Figure 2. 2018 U.S. crude oil export destinations

However, the distribution of U.S. crude oil exports by destination varied significantly from the first half of 2018 to the second half. In the first half of 2018, the United States exported 376,000 b/d of crude oil to China, which made China the largest single destination for U.S. crude oil exports for that period. However, in August, September, and October of 2018, the United States exported no crude oil to China, and then in November and December it exported significantly less than in earlier months. In the second half of 2018, the United States exported 83,000 b/d of crude oil to China, a decrease of 294,000 b/d from the first half (Figure 3).

Figure 3. U.S. crude oil exports by destination (1H 2018 vs. 2H 2018)

In the summer of 2018, as part of ongoing trade negotiations between the United States and China, China temporarily included U.S. crude oil on a list of goods potentially subject to an increase in import tariffs. At the same time, the difference between the international crude oil benchmark Brent and the U.S. domestic price West Texas Intermediate (WTI) futures prices narrowed rapidly between June and July 2018. Brent prices went from $9 per barrel (b) higher than WTI in June to $6/b higher than WTI in July. The rapidly narrowing price discount of U.S. crude oils versus international crude oils and the potential for higher import tariffs caused Chinese buying of U.S. crude oil to slow.

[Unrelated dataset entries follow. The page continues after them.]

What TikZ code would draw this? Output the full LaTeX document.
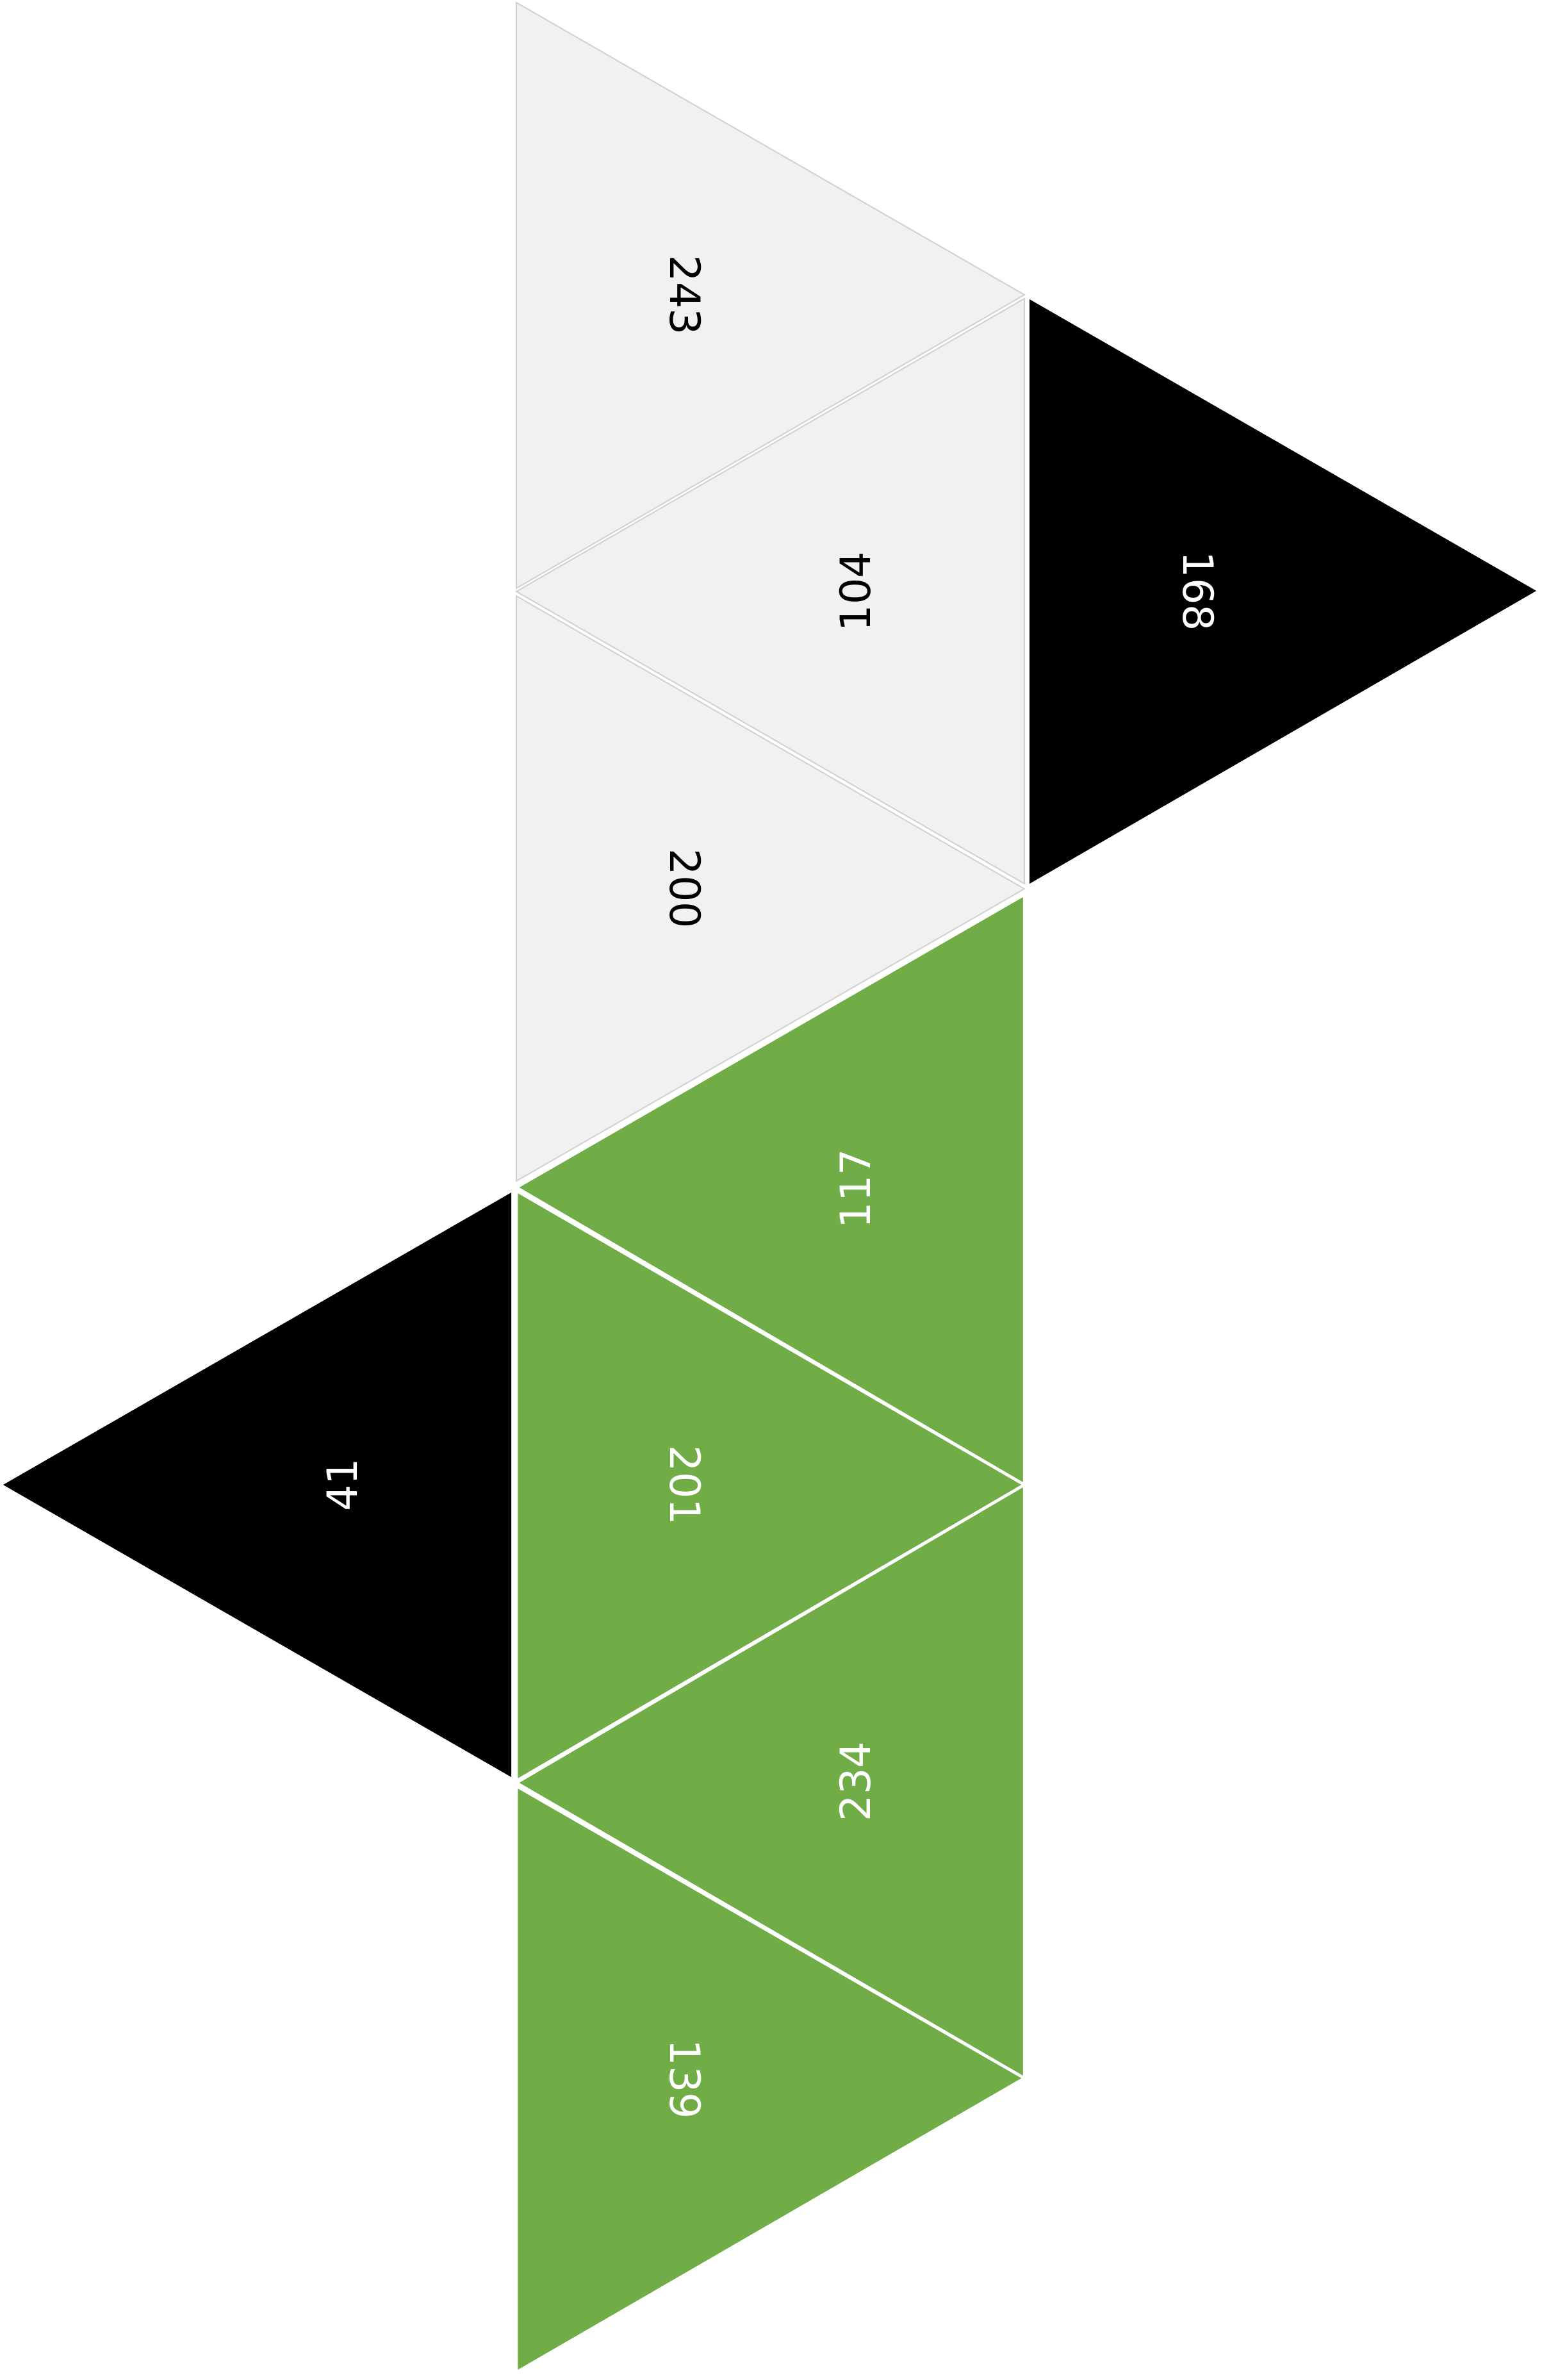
\documentclass[tikz,border=0pt]{standalone}
\usepackage{fontspec}
\setmainfont{DejaVu Sans}
\definecolor{facegray}{HTML}{F1F1F1}
\definecolor{edgegray}{HTML}{D2D2D2}
\definecolor{facegreen}{HTML}{70AD47}
\begin{document}
\begin{tikzpicture}[x=0.01cm,y=-0.01cm,
  graytri/.style={fill=facegray,draw=edgegray,line width=0.02cm,line join=miter},
  greentri/.style={fill=facegreen,draw=white,line width=0.045cm,line join=round},
  blacktri/.style={fill=black,draw=none},
  lbl/.style={font=\fontsize{18.5pt}{22pt}\selectfont,inner sep=0pt,anchor=center},
  lbldark/.style={lbl,text=black},
  lbllight/.style={lbl,text=white}]
\useasboundingbox (0,0) rectangle (2407,3714);
% gray faces
\draw[graytri] (806,4) -- (1599,460) -- (806,918) -- cycle;
\draw[graytri] (1599,466) -- (806,923) -- (1599,1379) -- cycle;
\draw[graytri] (806,930) -- (1599,1387) -- (806,1843) -- cycle;
% black faces
\draw[blacktri] (1607,467) -- (2398,922) -- (1607,1379) -- cycle;
\draw[blacktri] (798,1861) -- (5,2317) -- (798,2773) -- cycle;
% green faces
\draw[greentri] (1599,1396) -- (806,1853) -- (1599,2317) -- cycle;
\draw[greentri] (806,1858) -- (1599,2317) -- (806,2779) -- cycle;
\draw[greentri] (1599,2317) -- (806,2782) -- (1599,3243) -- cycle;
\draw[greentri] (806,2787) -- (1599,3243) -- (806,3702) -- cycle;
% labels
\node[lbldark,rotate=-90] (l243) at (1070,461) {243};
\node[lbldark,rotate=90] (l104) at (1335,923) {104};
\node[lbllight,rotate=-90] (l168) at (1871,923) {168};
\node[lbldark,rotate=-90] (l200) at (1070,1387) {200};
\node[lbllight,rotate=90] (l117) at (1335,1855) {117};
\node[lbllight,rotate=90] (l41) at (534,2317) {41};
\node[lbllight,rotate=-90] (l201) at (1070,2318) {201};
\node[lbllight,rotate=90] (l234) at (1335,2780) {234};
\node[lbllight,rotate=-90] (l139) at (1070,3245) {139};
\end{tikzpicture}
\end{document}
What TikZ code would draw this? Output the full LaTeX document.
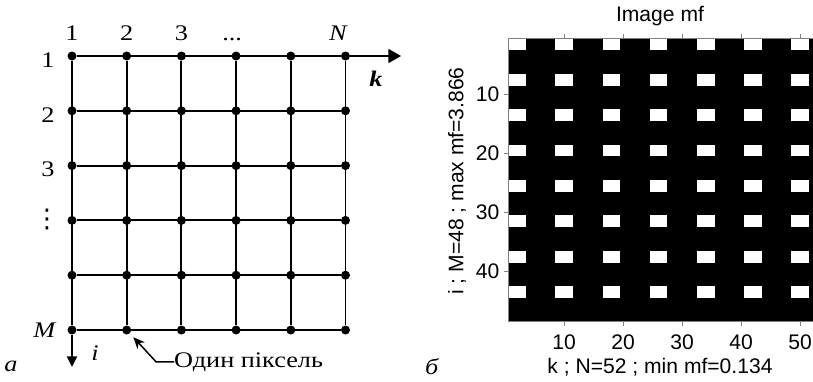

Although U.S. crude oil exports to China slowed in the second half of 2018, exports to South Korea, Taiwan, Canada, and India increased significantly. U.S. crude oil exports to South Korea increased 247,000 b/d (222%) between the first and second half of 2018. U.S. crude oil exports to other destinations in Asia also increased, particularly to Taiwan, which rose 111,000 b/d (168%) in the second half of 2018 compared with the first half, and to India, which increased 86,000 b/d (97%) during the same period.

Despite the volume changes in U.S. crude oil destination between the first and second halves of 2018, the list of destinations has remained consistent over the past three years. Of the 27 destinations that took U.S. crude oil in 2016, the first year of unrestricted U.S. crude oil exports, 22 destinations did so again in 2017 and again in 2018 (Figure 4). Furthermore, few destinations appear to be one-time recipients of U.S. crude oil, other than those such as the Marshall Islands that were listed because of data collection methods and ship-to-ship transfers.

Figure 4. U.S. crude oil export destinations

U.S. average regular gasoline price increases, diesel price falls

The U.S. average regular gasoline retail price rose nearly 8 cents from the previous week to $2.55 per gallon on March 18, down 5 cents from the same time last year. The East Coast price rose nearly 9 cents to $2.52 per gallon, the Gulf Coast price rose over 8 cents to $2.30 per gallon, the Midwest price rose nearly 8 cents to $2.48 per gallon, the Rocky Mountain price rose nearly 7 cents to $2.32 per gallon, and the West Coast price rose nearly 5 cents to $3.03 per gallon.

The U.S. average diesel fuel price fell nearly 1 cent to $3.07 per gallon on March 18, nearly 10 cents higher than a year ago. The Midwest price fell nearly 2 cents to $2.99 per gallon, the Gulf Coast price fell over 1 cent to $2.87 per gallon, and the West Coast price fell nearly 1 cent to $3.50 per gallon. The Rocky Mountain price increased nearly 1 cent, remaining at $2.94 per gallon, and the East Coast price rose less than 1 cent, remaining at $3.12 per gallon.

Propane/propylene inventories rise

U.S. propane/propylene stocks increased by 1.0 million barrels last week to 51.1 million barrels as of March 15, 2019, 6.3 million barrels (14.0%) greater than the five-year (2014-2018) average inventory levels for this same time of year. Gulf Coast, East Coast, and Rocky Mountain/West Coast inventories increased by 1.2 million barrels, 0.4 million barrels, and 0.1 million barrels, respectively, while Midwest inventories decreased by 0.7 million barrels. Propylene non-fuel-use inventories represented 12.1% of total propane/propylene inventories.

Residential heating fuel prices decrease

As of March 18, 2019, residential heating oil prices averaged nearly $3.22 per gallon, 1 cent per gallon below last week’s price but 16 cents per gallon above last year’s price at this time. Wholesale heating oil prices averaged $2.09 per gallon, nearly 4 cents per gallon less than last week’s price but 8 cents per gallon more than a year ago.

Residential propane prices averaged $2.41 per gallon, less than 1 cent per gallon lower than last week’s price and almost 8 cents per gallon lower than a year ago. Wholesale propane prices averaged nearly $0.84 per gallon, less than 1 cent per gallon above last week’s price but 3 cents per gallon below last year’s price.